デブリがいっぱい
中国が11日、高度800kmの軌道上にある自国の気象観測衛星を地上から発射された弾道ミサイルにより攻撃し、衛星の破壊に成功していたことが判った。米情報当局からの情報として17日付けの英アビエーションウィーク誌が報じた。
(中略)
米国は1970年の後半から今回、中国が実験したものと同じようなASATの開発に着手。その後、空中発射型のロケットミサイル(ASM-135 ASAT)の開発に成功。1985年にF-15戦闘機からASM-135を発射して軌道上にある使われなくなった衛星の破壊実験に成功した。しかし、この実験では地上から観測可能な程おおきなスペース・デブリが約200個も発生。このデブリが全て地球に落下して軌道が再利用可能となるには約17年の年月が必要となった(Krepon, Michael. "Seven Questions: Space Weapons." Foreign Policy. July 2005 issue)。ミサイルによる衛星の破壊は結果として生じたデブリにより他の衛星に2次被害をもたらす危険性が高いことが判明したため、米国はその後、地上発射型のASATの実験は行っていない。
中国の弾道ミサイルによる衛星破壊実験で発生した約10センチ以上の破片(デブリ)が地球の上空を大量に取り巻き、国際宇宙ステーション(ISS)や人工衛星が危険な状態にさらされていることが米民間分析機関によるコンピューター画像の分析で明らかになった。
雲のような無数のデブリが北極から南極の上空を通る軌道をびっしりと埋めており、赤道に対して約50度傾いて地球を回るISSが、南半球の上空でデブリ帯を通過することがわかった。計算に基づく具体的な衝突の危険性が示されたのは初めてで、分析を担当した科学者は「脅威である」との見方を示している。
中国の弾道ミサイルによる人工衛星破壊実験を受けて、米政府当局者らは22日、宇宙空間に破壊された衛星の破片によるスペースデブリ(宇宙ごみ)が大規模な「雲」を形成しており、各国の衛星のほか、国際宇宙ステーションにも衝突する恐れがあると警告した。ロイター通信が伝えた。
また、専門家はデブリが高度約400キロから約3000キロの広い宇宙空間にわたり観測され、この軌道上にある120個以上の衛星が危険にさらされていると強調。
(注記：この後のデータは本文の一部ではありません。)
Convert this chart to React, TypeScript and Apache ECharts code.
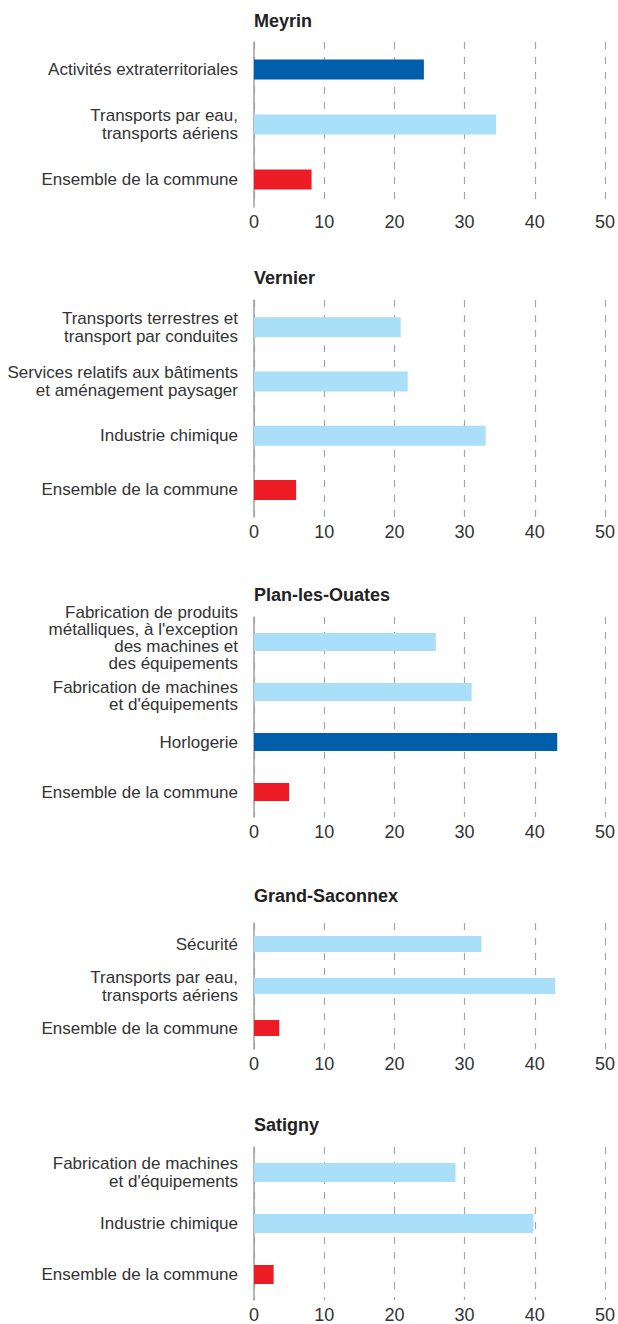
import React, { useEffect, useRef } from "react";
import * as echarts from "echarts";

// ---- Data ----
const panelTitles = ["Meyrin", "Vernier", "Plan-les-Ouates", "Grand-Saconnex", "Satigny"];

const meyrinCategories = [
  "Activités extraterritoriales",
  "Transports par eau,\ntransports aériens",
  "Ensemble de la commune",
];
const meyrinValues = [24.2, 34.5, 8.2];
const meyrinKinds = ["focus", "branch", "total"];

const vernierCategories = [
  "Transports terrestres et\ntransport par conduites",
  "Services relatifs aux bâtiments\net aménagement paysager",
  "Industrie chimique",
  "Ensemble de la commune",
];
const vernierValues = [20.9, 21.9, 33.0, 6.0];
const vernierKinds = ["branch", "branch", "branch", "total"];

const planCategories = [
  "Fabrication de produits\nmétalliques, à l'exception\ndes machines et\ndes équipements",
  "Fabrication de machines\net d'équipements",
  "Horlogerie",
  "Ensemble de la commune",
];
const planValues = [25.9, 31.0, 43.2, 5.0];
const planKinds = ["branch", "branch", "focus", "total"];

const saconnexCategories = [
  "Sécurité",
  "Transports par eau,\ntransports aériens",
  "Ensemble de la commune",
];
const saconnexValues = [32.4, 42.9, 3.6];
const saconnexKinds = ["branch", "branch", "total"];

const satignyCategories = [
  "Fabrication de machines\net d'équipements",
  "Industrie chimique",
  "Ensemble de la commune",
];
const satignyValues = [28.7, 39.8, 2.8];
const satignyKinds = ["branch", "branch", "total"];

const xTickMin = 0;
const xTickMax = 50;
const xTickStep = 10;

// ---- Layout & style ----
const panelCategories = [meyrinCategories, vernierCategories, planCategories, saconnexCategories, satignyCategories];
const panelValues = [meyrinValues, vernierValues, planValues, saconnexValues, satignyValues];
const panelKinds = [meyrinKinds, vernierKinds, planKinds, saconnexKinds, satignyKinds];

const gridTops = [42, 300, 617, 923, 1147];
const gridHeights = [165, 217, 200, 126, 153];
const titleTops = [12, 269, 586, 887, 1116];
const barWidths = [20, 20, 18, 16, 19];
// vertical label shift (px, positive = up) for specific category labels
const labelShifts: number[][] = [
  [0, 0, 0],
  [0, 0, 0, 0],
  [4, -3.5, 0, 0],
  [0, 0, 0],
  [0, 0, 0],
];
const labelLineHeights = [18, 18, 17, 18, 18];

const kindColors: Record<string, string> = {
  focus: "#005EAB",
  branch: "#A9DFF8",
  total: "#ED1C24",
};

const FONT = "'Liberation Sans', Arial, sans-serif";

export default function App() {
  const ref = useRef<HTMLDivElement>(null);

  useEffect(() => {
    if (!ref.current) return;
    const chart = echarts.init(ref.current, null, { renderer: "svg" });

    const grids = gridTops.map((top, i) => ({
      left: 254,
      width: 354,
      top,
      height: gridHeights[i],
      containLabel: false,
    }));

    const xAxes = gridTops.map((_, i) => ({
      type: "value",
      gridIndex: i,
      min: xTickMin,
      max: xTickMax,
      interval: xTickStep,
      axisLine: { show: false },
      axisTick: { show: false },
      axisLabel: {
        fontSize: 18,
        color: "#333",
        fontFamily: FONT,
        margin: 6,
      },
      splitLine: {
        show: true,
        lineStyle: { color: "#A6A6A6", type: [7, 8], width: 1.2 },
      },
    }));

    const yAxes = gridTops.map((_, i) => {
      const rich: Record<string, any> = {};
      labelShifts[i].forEach((s, j) => {
        if (s) rich["sp" + j] = { fontSize: 1, lineHeight: Math.abs(2 * s) };
      });
      return {
        type: "category",
        gridIndex: i,
        inverse: true,
        data: panelCategories[i],
        axisLine: { show: true, lineStyle: { color: "#A0A0A0", width: 1.5 } },
        axisTick: { show: false },
        axisLabel: {
          interval: 0,
          fontSize: 17,
          color: "#333",
          fontFamily: FONT,
          margin: 16,
          lineHeight: labelLineHeights[i],
          align: "right",
          rich,
          formatter: (value: string, idx: number) => {
            const s = labelShifts[i][idx];
            if (!s) return value;
            const spacer = "{sp" + idx + "| }";
            return s > 0 ? value + "\n" + spacer : spacer + "\n" + value;
          },
        },
      };
    });

    const series = gridTops.map((_, i) => ({
      type: "bar",
      xAxisIndex: i,
      yAxisIndex: i,
      barWidth: barWidths[i],
      silent: true,
      data: panelValues[i].map((v, j) => ({
        value: v,
        itemStyle: { color: kindColors[panelKinds[i][j]] },
      })),
    }));

    const titles = panelTitles.map((t, i) => ({
      text: t,
      left: 254,
      top: titleTops[i],
      padding: 0,
      textStyle: {
        fontSize: 18,
        fontWeight: "bold",
        color: "#222",
        fontFamily: FONT,
      },
    }));

    chart.setOption({
      animation: false,
      backgroundColor: "#fff",
      title: titles,
      grid: grids,
      xAxis: xAxes,
      yAxis: yAxes,
      series,
    });

    return () => chart.dispose();
  }, []);

  return (
    <div
      ref={ref}
      style={{ position: "absolute", left: 0, top: 0, width: 618, height: 1324 }}
    />
  );
}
軍事衛星のほか、民間衛星へ衝突すれば日常生活に影響が出かねず、国際的にも懸念が広がっている。
(中略)
さらに、民間の専門家はこれらのデブリが人工衛星の軌道上からなくなるまで数十年かかる可能性があると指摘。今回の実験では1〜10センチ大のデブリ約4万個が発生したとの推測もある。
これは、中国になんか後始末させた方がいいんじゃないかな。賠償なり、デブリ回収ミッションなり。(て、そういうことは現在の技術でどの程度可能なんかな?;)
というかおそらく、現段階ではこういう問題に関する規定がないんだろね。宇宙葬とかお気楽に言ってる企業もあることだし。
デブリが増えるとこういう問題が起こることはうすうす分かってたんだから、そろそろ宇宙についても打ち上げ規制とか違反時の罰則とか決めた方がいいと思うよ。対象が国家であれ個人や企業であれ。南極条約みたいに。
いずれ「プラネテス」みたいに、宇宙飛行士によるデブリ回収が業務として成り立つようになるんだろうかね。ゴミになると後が大変だってのは日頃の生活でも分かりそうなもんだけど――わかんないかなあ、まだ、中国の宇宙開発担当者には。そもそもこういう計画の立案者は、ゴミの分別をしたことがあるだろうか?